When the divested endpoints re-engage with the SLB (upon their next scheduled registration refresh, for example), the SLB lacks a forwarding rule that maps them to a specific OCSBC. Consequently, the message is passed up to the software processes running on the SLB’s host, which chooses a new OCSBC destination for that endpoint – presumably, the new cluster member that has the most available capacity.

The cluster member, after being requested to nominate endpoints for rebalancing, uses several criteria for choosing the most attractive candidates. As part of its standard SIP processing performed by SBCs, the cluster member is aware of the expiry times for all of the entries in its SIP registration cache.
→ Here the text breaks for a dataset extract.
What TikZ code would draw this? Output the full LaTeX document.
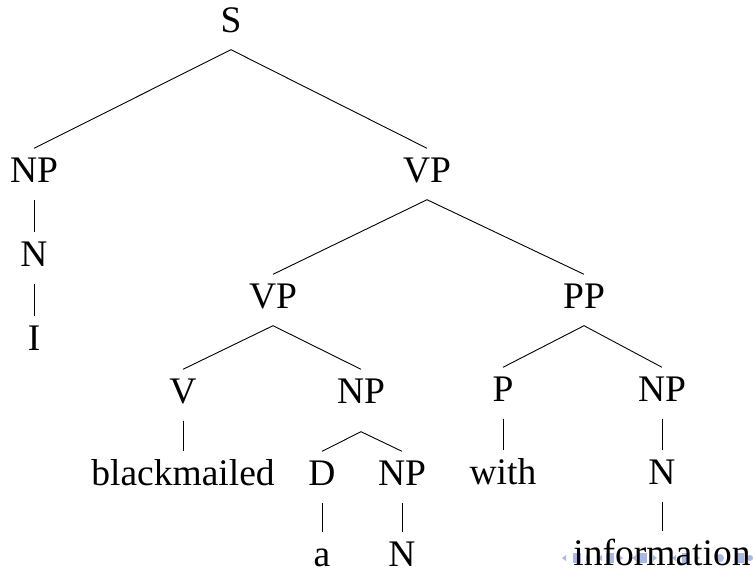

Therefore, the cluster member can predict with a high degree of accuracy when any given endpoint will be signaling back into the cluster. As the forwarding rules on the cluster member are triggered by endpoint messages, the cluster member considers an endpoint whose registration entry is due to expire shortly an attractive candidate for rebalance. Note, however, that in many cases it is not prudent to nominate endpoints whose SIP registration cache entries are due to expire immediately, as this can cause a race condition between the CCP response and the SIP REGISTER message from the endpoint to the SIP registration function. To avoid this potential dilemma, cluster members are equipped with the ability to skip ahead to candidates whose expiry is not immediate.

Further, each cluster member categorizes the endpoints stored in its cache based upon a priority value that is determined via the SLB’s distribution policy (see Distribution Policy Configuration for more details). It nominates endpoints from its lowest priority buckets first.

Finally, the SLB does not rebalance an active SIP endpoint — an endpoint engaged in a phone conversation.

After removing endpoints from the first cluster member, the SLB moves to the next cluster member in the rebalance queue and uses the same CPP request/response exchange to remove additional endpoints. The same procedure repeats for additional cluster members until the SLB attains the target number of divested endpoints.